Buster Wortman
The Outfit’s Downstate Boss





2. The Rise of the Wortman Gang


     By 1944, the new Wortman gang — a franchise of the Outfit — began to really begin flexing its muscles. They first moved in on East Side gambling clubs. The gang’s second-in-command, Blackie Armes, was killed that year in a shootout at a tavern in Herrin, Illinois. During the shootout, Armes and his bodyguard shot his killer to death.

     It was at this time that Wortman brought in another Shelton gangster, Charles “Black Charlie” Harris, also a Fairfield resident and childhood friend of the Shelton brothers. The two became fast friends in Leavenworth, where they had reportedly been cellmates at one point. Harris, too, had grown to despise the Sheltons and agreed to help Wortman plot their demise.

     Wortman’s top lieutenant for a time after Armes was killed was former Egan gangster Frank “Cotton” Eppelsheimer. Then, in 1945, Elmer “Dutch” Dowling, a gangster who became a war hero and spent time in a German POW camp after beating an attempted murder case (assault with intent to kill a prosecution witness against another gangster), came home and signed up with the Wortman gang. Half-brother Edward “Ted” Wortman was also a trusted member of the gang.

     After the end of World War II, the Wortman gang moved in on the local race wire. They also helped the Outfit take over the race wire in Kansas City, sending Cotton Eppelsheimer west across Missouri with a contingent of other St. Louis and Chicago hoods to muscle the wire service provider there.

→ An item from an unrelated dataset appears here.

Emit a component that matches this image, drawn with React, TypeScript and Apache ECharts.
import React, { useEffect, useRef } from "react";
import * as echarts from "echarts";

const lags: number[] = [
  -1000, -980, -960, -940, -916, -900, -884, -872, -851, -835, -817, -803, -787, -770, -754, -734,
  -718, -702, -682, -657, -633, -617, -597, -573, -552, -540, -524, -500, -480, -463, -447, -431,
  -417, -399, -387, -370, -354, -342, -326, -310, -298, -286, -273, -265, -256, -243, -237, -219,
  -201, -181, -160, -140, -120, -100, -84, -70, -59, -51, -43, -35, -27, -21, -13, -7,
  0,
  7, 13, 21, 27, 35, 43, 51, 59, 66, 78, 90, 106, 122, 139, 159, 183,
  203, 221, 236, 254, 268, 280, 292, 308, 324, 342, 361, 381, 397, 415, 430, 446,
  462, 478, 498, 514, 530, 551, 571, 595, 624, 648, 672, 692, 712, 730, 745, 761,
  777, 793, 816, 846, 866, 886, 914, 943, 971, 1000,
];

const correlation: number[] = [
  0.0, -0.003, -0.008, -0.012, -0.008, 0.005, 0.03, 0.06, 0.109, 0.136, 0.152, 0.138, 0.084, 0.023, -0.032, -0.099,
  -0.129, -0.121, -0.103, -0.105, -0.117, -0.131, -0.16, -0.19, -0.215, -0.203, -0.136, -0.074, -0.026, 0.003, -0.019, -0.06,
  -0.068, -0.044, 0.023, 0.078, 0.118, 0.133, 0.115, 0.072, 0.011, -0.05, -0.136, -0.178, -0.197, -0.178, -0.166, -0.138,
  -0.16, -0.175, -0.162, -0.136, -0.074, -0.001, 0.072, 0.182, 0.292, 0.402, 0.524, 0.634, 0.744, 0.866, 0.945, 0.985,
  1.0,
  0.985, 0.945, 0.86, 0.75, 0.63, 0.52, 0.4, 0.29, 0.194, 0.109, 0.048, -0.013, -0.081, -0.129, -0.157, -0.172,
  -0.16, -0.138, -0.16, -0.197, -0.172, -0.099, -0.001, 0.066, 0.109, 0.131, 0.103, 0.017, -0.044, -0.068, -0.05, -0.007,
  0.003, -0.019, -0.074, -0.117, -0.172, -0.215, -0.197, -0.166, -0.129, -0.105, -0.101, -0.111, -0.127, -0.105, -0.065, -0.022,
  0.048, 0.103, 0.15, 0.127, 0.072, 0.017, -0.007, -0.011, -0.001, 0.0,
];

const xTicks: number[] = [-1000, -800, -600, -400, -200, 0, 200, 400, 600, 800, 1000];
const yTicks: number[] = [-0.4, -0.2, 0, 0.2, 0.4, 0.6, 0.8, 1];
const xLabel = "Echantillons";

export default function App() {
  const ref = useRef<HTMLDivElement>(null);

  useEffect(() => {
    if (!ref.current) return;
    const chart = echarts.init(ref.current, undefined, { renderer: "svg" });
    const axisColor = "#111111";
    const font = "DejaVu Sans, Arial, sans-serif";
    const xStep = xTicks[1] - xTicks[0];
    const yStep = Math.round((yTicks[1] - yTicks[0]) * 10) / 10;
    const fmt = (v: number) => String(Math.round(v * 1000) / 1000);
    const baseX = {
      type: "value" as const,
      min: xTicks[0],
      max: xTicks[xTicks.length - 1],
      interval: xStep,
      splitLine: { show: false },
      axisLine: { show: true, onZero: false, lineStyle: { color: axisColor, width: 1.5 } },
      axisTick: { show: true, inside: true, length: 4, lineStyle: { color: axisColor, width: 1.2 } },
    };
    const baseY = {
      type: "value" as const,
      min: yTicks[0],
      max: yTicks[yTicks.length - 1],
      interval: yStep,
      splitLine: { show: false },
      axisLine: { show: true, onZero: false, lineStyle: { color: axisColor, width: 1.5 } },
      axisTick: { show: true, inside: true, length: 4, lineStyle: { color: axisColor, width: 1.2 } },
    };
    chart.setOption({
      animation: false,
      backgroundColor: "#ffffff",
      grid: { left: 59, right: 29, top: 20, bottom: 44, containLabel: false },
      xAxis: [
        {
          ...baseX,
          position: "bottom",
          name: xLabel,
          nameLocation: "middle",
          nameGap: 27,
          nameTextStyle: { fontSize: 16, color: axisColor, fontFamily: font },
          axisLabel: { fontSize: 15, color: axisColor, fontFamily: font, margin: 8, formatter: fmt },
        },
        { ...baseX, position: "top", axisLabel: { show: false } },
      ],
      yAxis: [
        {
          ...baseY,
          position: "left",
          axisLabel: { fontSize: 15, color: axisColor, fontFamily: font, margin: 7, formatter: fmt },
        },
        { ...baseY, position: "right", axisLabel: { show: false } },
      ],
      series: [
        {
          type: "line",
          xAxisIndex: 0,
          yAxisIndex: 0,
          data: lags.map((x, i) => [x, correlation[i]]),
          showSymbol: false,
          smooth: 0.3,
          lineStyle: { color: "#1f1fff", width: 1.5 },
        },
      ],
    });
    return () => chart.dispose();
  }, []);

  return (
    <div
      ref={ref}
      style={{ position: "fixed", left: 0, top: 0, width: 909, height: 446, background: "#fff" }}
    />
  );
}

     The Wortman gang branched out, spreading their tentacles across Southern Missouri and Southern Illinois. They first targeted for extortion the illegal gambling clubs in Pulaski and Alexander counties, the two southernmost counties in Illinois. The gang’s calling cards were bullets and bombs.


     It was Charlie Harris who helped Wortman take on the Shelton brothers, once and for all.

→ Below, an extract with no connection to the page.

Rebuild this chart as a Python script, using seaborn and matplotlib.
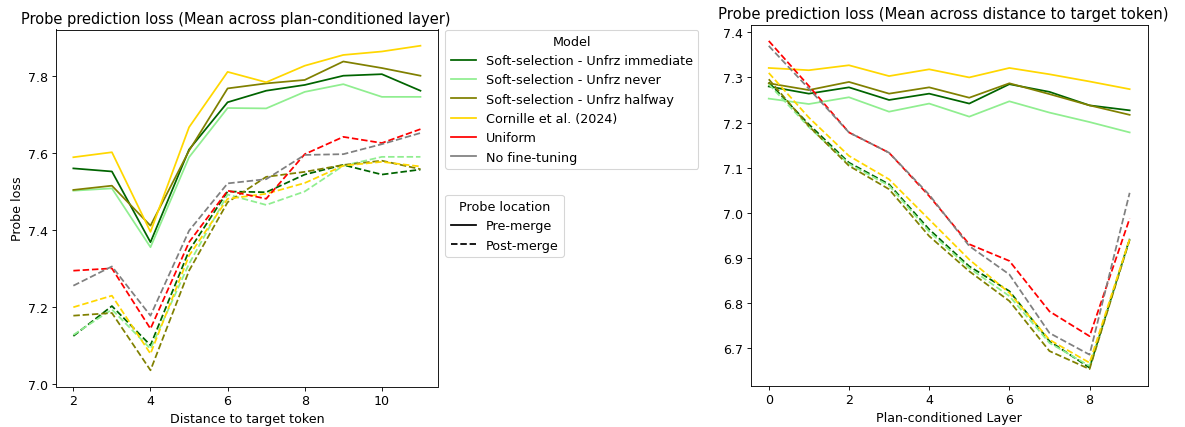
import numpy as np
import pandas as pd
import seaborn as sns
import matplotlib
matplotlib.use("Agg")
import matplotlib.pyplot as plt
from matplotlib.lines import Line2D

models = ["Soft-selection - Unfrz immediate", "Soft-selection - Unfrz never",
          "Soft-selection - Unfrz halfway", "Cornille et al. (2024)",
          "Uniform", "No fine-tuning"]
colors = ["darkgreen", "lightgreen", "olive", "gold", "red", "gray"]

distance = [2, 3, 4, 5, 6, 7, 8, 9, 10, 11]
layer = [0, 1, 2, 3, 4, 5, 6, 7, 8, 9]

# Left panel: mean across plan-conditioned layer, by distance
left_pre = {
    "Soft-selection - Unfrz immediate": [7.560, 7.552, 7.368, 7.609, 7.732, 7.762, 7.777, 7.801, 7.805, 7.762],
    "Soft-selection - Unfrz never":     [7.502, 7.508, 7.355, 7.589, 7.717, 7.716, 7.759, 7.779, 7.746, 7.746],
    "Soft-selection - Unfrz halfway":   [7.504, 7.515, 7.411, 7.606, 7.768, 7.781, 7.790, 7.838, 7.821, 7.801],
    "Cornille et al. (2024)":           [7.589, 7.602, 7.395, 7.667, 7.811, 7.784, 7.827, 7.855, 7.864, 7.879],
}
left_post = {
    "Soft-selection - Unfrz immediate": [7.124, 7.202, 7.100, 7.346, 7.500, 7.498, 7.544, 7.569, 7.544, 7.557],
    "Soft-selection - Unfrz never":     [7.127, 7.193, 7.091, 7.312, 7.492, 7.465, 7.500, 7.567, 7.590, 7.590],
    "Soft-selection - Unfrz halfway":   [7.177, 7.184, 7.035, 7.294, 7.472, 7.538, 7.551, 7.569, 7.580, 7.558],
    "Cornille et al. (2024)":           [7.199, 7.229, 7.078, 7.333, 7.481, 7.494, 7.522, 7.567, 7.577, 7.565],
    "Uniform":                          [7.294, 7.300, 7.143, 7.368, 7.502, 7.481, 7.597, 7.642, 7.626, 7.662],
    "No fine-tuning":                   [7.255, 7.305, 7.177, 7.398, 7.521, 7.532, 7.595, 7.597, 7.623, 7.652],
}

# Right panel: mean across distance, by plan-conditioned layer
right_pre = {
    "Soft-selection - Unfrz immediate": [7.280, 7.264, 7.278, 7.250, 7.264, 7.242, 7.285, 7.268, 7.238, 7.227],
    "Soft-selection - Unfrz never":     [7.253, 7.241, 7.256, 7.224, 7.242, 7.213, 7.247, 7.222, 7.201, 7.178],
    "Soft-selection - Unfrz halfway":   [7.287, 7.272, 7.290, 7.264, 7.278, 7.255, 7.287, 7.263, 7.238, 7.217],
    "Cornille et al. (2024)":           [7.321, 7.316, 7.327, 7.303, 7.318, 7.300, 7.321, 7.307, 7.291, 7.274],
}
right_post = {
    "Soft-selection - Unfrz immediate": [7.289, 7.196, 7.111, 7.063, 6.963, 6.881, 6.826, 6.715, 6.656, 6.942],
    "Soft-selection - Unfrz never":     [7.285, 7.190, 7.108, 7.060, 6.958, 6.877, 6.815, 6.711, 6.660, 6.940],
    "Soft-selection - Unfrz halfway":   [7.296, 7.192, 7.104, 7.052, 6.948, 6.870, 6.804, 6.693, 6.653, 6.940],
    "Cornille et al. (2024)":           [7.310, 7.211, 7.126, 7.074, 6.985, 6.896, 6.822, 6.718, 6.667, 6.942],
    "Uniform":                          [7.381, 7.281, 7.178, 7.133, 7.037, 6.930, 6.893, 6.781, 6.726, 6.987],
    "No fine-tuning":                   [7.370, 7.275, 7.178, 7.133, 7.040, 6.926, 6.863, 6.733, 6.685, 7.044],
}


def to_long(xs, pre, post):
    rows = []
    for loc, d in (("Pre-merge", pre), ("Post-merge", post)):
        for m, vals in d.items():
            for x, v in zip(xs, vals):
                rows.append({"x": x, "loss": v, "Model": m, "Probe location": loc})
    return pd.DataFrame(rows)


plt.rcParams["font.size"] = 11.5
plt.rcParams["font.family"] = ["DejaVu Sans"]

palette = dict(zip(models, colors))
dashes = {"Pre-merge": "", "Post-merge": (3.7, 1.6)}

W, H, DPI = 1185, 428, 79
fig = plt.figure(figsize=(W / DPI, H / DPI), dpi=DPI)
ax1 = fig.add_axes([56 / W, 1 - 387.5 / H, 381.8 / W, 357 / H])
ax2 = fig.add_axes([750.7 / W, 1 - 386.5 / H, 397 / W, 361 / H])

df_left = to_long(distance, left_pre, left_post)
df_right = to_long(layer, right_pre, right_post)

for ax, df in ((ax1, df_left), (ax2, df_right)):
    sns.lineplot(data=df, x="x", y="loss", hue="Model", style="Probe location",
                 hue_order=models, style_order=["Pre-merge", "Post-merge"],
                 palette=palette, dashes=dashes, linewidth=1.6,
                 legend=False, ax=ax, errorbar=None)

ax1.set_title("Probe prediction loss (Mean across plan-conditioned layer)",
              fontsize=13.3, x=0.47)
ax1.set_xlabel("Distance to target token")
ax1.set_ylabel("Probe loss")
ax1.set_xticks([2, 4, 6, 8, 10])

ax2.set_title("Probe prediction loss (Mean across distance to target token)",
              fontsize=13.5, x=0.485)
ax2.set_xlabel("Plan-conditioned Layer")
ax2.set_ylabel("")
ax2.set_xticks([0, 2, 4, 6, 8])

model_handles = [Line2D([0], [0], color=c, lw=1.6) for c in colors]
leg1 = ax1.legend(model_handles, models, title="Model", loc="upper left",
                  bbox_to_anchor=(1.02, 1.0), borderaxespad=0,
                  fontsize=11.6, title_fontsize=11.6)
ax1.add_artist(leg1)
loc_handles = [Line2D([0], [0], color="black", lw=1.6, ls="-"),
               Line2D([0], [0], color="black", lw=1.6, ls="--")]
ax1.legend(loc_handles, ["Pre-merge", "Post-merge"], title="Probe location",
           loc="upper left", bbox_to_anchor=(1.02, 0.537), borderaxespad=0,
           fontsize=11.6, title_fontsize=11.6)

fig.savefig("out.png", dpi=DPI)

     Carl Shelton was mowed down by gunmen on the outskirts of Fairfield in 1947.

     Less than a year later, in 1948, a sniper took down Bernie Shelton outside his tavern on the outskirts of Peoria.

     Other attempts were made on the lives of Earl Shelton, a Shelton nephew, a Shelton brother-in-law, a Shelton sister, and other Shelton family members and loyalists clear into 1951, but Wortman’s job was completed after Carl and Bernie Shelton were dead.

     Most believe Harris was responsible for the mayhem following Bernie Shelton’s murder. He ran wild in Wayne County shooting Sheltons and blowing up and burning down their property like a crazed maniac. He was the Mad Hatter of the Southern Illinois underworld.

     Wortman gave Harris most of Southern Illinois as his territory, especially Wayne and Williamson counties. He could do what he pleased in his territory — even if a lot of what he was doing was senseless, attention-grabbing violence.

     One of the most ruthless, notorious killers in Southern Illinois history, before he went away to prison for the last time in 1966 to serve 15 years for a double murder, the FBI suspected Harris had been involved in more than 30 murders over the course of more than 30 years.

     It was in 1948 following Bernie Shelton’s death that Wortman effectively took over all Shelton territory for the Outfit. Cotton Eppelsheimer died of a brain injury days after this murder. After that, Dutch Dowling served as Wortman’s undisputed second-in-command.